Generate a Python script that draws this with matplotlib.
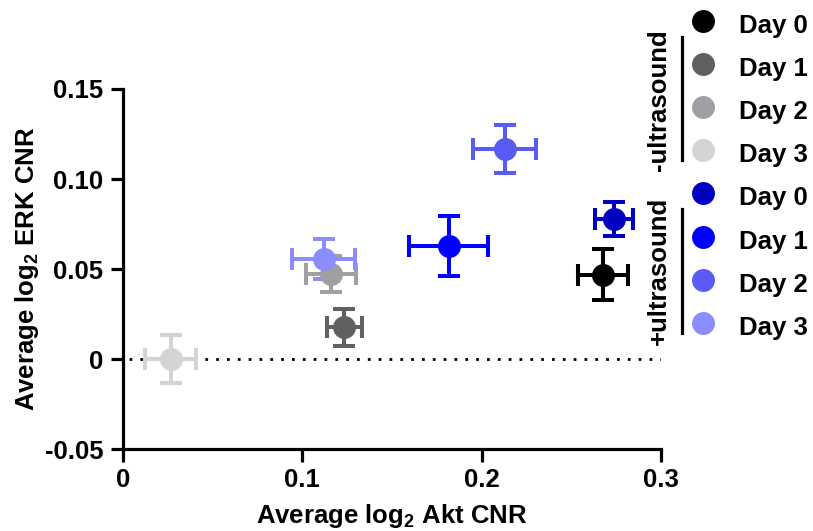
import matplotlib
matplotlib.use("Agg")
import matplotlib.pyplot as plt
import numpy as np

plt.rcParams['font.family'] = ['Liberation Sans', 'DejaVu Sans']
plt.rcParams['font.weight'] = 'bold'
plt.rcParams['mathtext.fontset'] = 'custom'
plt.rcParams['mathtext.rm'] = 'Liberation Sans:bold'
plt.rcParams['mathtext.bf'] = 'Liberation Sans:bold'

# --- data: -ultrasound then +ultrasound, Day 0..3 ---
labels = ["Day 0", "Day 1", "Day 2", "Day 3"]
colors_minus = ["#000000", "#606060", "#a0a0a4", "#d4d4d4"]
colors_plus = ["#0000c0", "#0000ff", "#5a5af5", "#8c8cff"]

akt_minus = [0.2677, 0.1233, 0.1161, 0.0266]
akt_minus_err = [0.0141, 0.0098, 0.0140, 0.0141]
erk_minus = [0.0469, 0.0176, 0.0472, 0.0]
erk_minus_err = [0.0140, 0.0102, 0.0100, 0.0134]

akt_plus = [0.2736, 0.1816, 0.2128, 0.1118]
akt_plus_err = [0.0105, 0.0220, 0.0177, 0.0178]
erk_plus = [0.0778, 0.0630, 0.1167, 0.0556]
erk_plus_err = [0.0096, 0.0167, 0.0133, 0.0110]

fig = plt.figure(figsize=(8.13, 5.31), dpi=100)
ax = fig.add_axes([0.1513, 0.1544, 0.6618, 0.678])

# zero line
ax.axhline(0, xmin=0.012, xmax=1.0, color="black", linestyle=(0, (1, 2.9)), linewidth=2.0, zorder=1)

groups = [
    (akt_minus, akt_minus_err, erk_minus, erk_minus_err, colors_minus),
    (akt_plus, akt_plus_err, erk_plus, erk_plus_err, colors_plus),
]
for xs, xe, ys, ye, cols in groups:
    for x, dx, y, dy, c in zip(xs, xe, ys, ye, cols):
        ax.errorbar(x, y, xerr=dx, yerr=dy, fmt="o", color=c, ecolor=c,
                    markersize=15.5, elinewidth=2.9, capsize=8, capthick=2.9, zorder=3)

ax.set_xlim(0, 0.3)
ax.set_ylim(-0.05, 0.15)
ax.set_xticks([0, 0.1, 0.2, 0.3])
ax.set_xticklabels(["0", "0.1", "0.2", "0.3"])
ax.set_yticks([-0.05, 0, 0.05, 0.10, 0.15])
ax.set_yticklabels(["-0.05", "0", "0.05", "0.10", "0.15"])
for s in ["top", "right"]:
    ax.spines[s].set_visible(False)
for s in ["left", "bottom"]:
    ax.spines[s].set_linewidth(2.3)
ax.tick_params(width=2.3, length=9, labelsize=18.5, pad=5)
for lab in ax.get_xticklabels() + ax.get_yticklabels():
    lab.set_fontweight("bold")

ax.set_xlabel("Average log$_\\mathbf{2}$ Akt CNR", fontsize=18.5, fontweight="bold", labelpad=7)
ax.set_ylabel("Average log$_\\mathbf{2}$ ERK CNR", fontsize=18.5, fontweight="bold", labelpad=3)

# --- manual legend ---
W, H = 813.0, 531.0
marker_x = 702.7 / W
text_x = 739 / W
leg_y = [20.7, 64, 106.7, 150, 192.7, 236.7, 280, 322.7]
for yy, c, lab in zip(leg_y, colors_minus + colors_plus, labels + labels):
    fig.lines.append(plt.Line2D([marker_x], [1 - yy / H], marker="o", markersize=15.5,
                                color=c, linestyle="none", transform=fig.transFigure))
    fig.text(text_x, 1 - (yy + 5) / H, lab, fontsize=18.5, fontweight="bold",
             va="center", ha="left")

line_x = 682 / W
for (y0, y1), name, cy in [((36.7, 160), "-ultrasound", 100), ((209, 333), "+ultrasound", 271)]:
    fig.lines.append(plt.Line2D([line_x, line_x], [1 - y0 / H, 1 - y1 / H], color="black",
                                linewidth=2.3, transform=fig.transFigure))
    fig.text(659 / W, 1 - cy / H, name, fontsize=18.5, fontweight="bold", rotation=90,
             va="center", ha="center")

fig.savefig("out.png", dpi=100)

■ ■ ■ ■ ■ ■ ■

[Do this]:
Repeat the listing above exactly from its first line to the line containing "erk_minus_err = [0.0140, 0.0102, 0.0100, 0.0134]", both included, and omit the pictures.

[Answer in full]:
Generate a Python script that draws this with matplotlib.
import matplotlib
matplotlib.use("Agg")
import matplotlib.pyplot as plt
import numpy as np

plt.rcParams['font.family'] = ['Liberation Sans', 'DejaVu Sans']
plt.rcParams['font.weight'] = 'bold'
plt.rcParams['mathtext.fontset'] = 'custom'
plt.rcParams['mathtext.rm'] = 'Liberation Sans:bold'
plt.rcParams['mathtext.bf'] = 'Liberation Sans:bold'

# --- data: -ultrasound then +ultrasound, Day 0..3 ---
labels = ["Day 0", "Day 1", "Day 2", "Day 3"]
colors_minus = ["#000000", "#606060", "#a0a0a4", "#d4d4d4"]
colors_plus = ["#0000c0", "#0000ff", "#5a5af5", "#8c8cff"]

akt_minus = [0.2677, 0.1233, 0.1161, 0.0266]
akt_minus_err = [0.0141, 0.0098, 0.0140, 0.0141]
erk_minus = [0.0469, 0.0176, 0.0472, 0.0]
erk_minus_err = [0.0140, 0.0102, 0.0100, 0.0134]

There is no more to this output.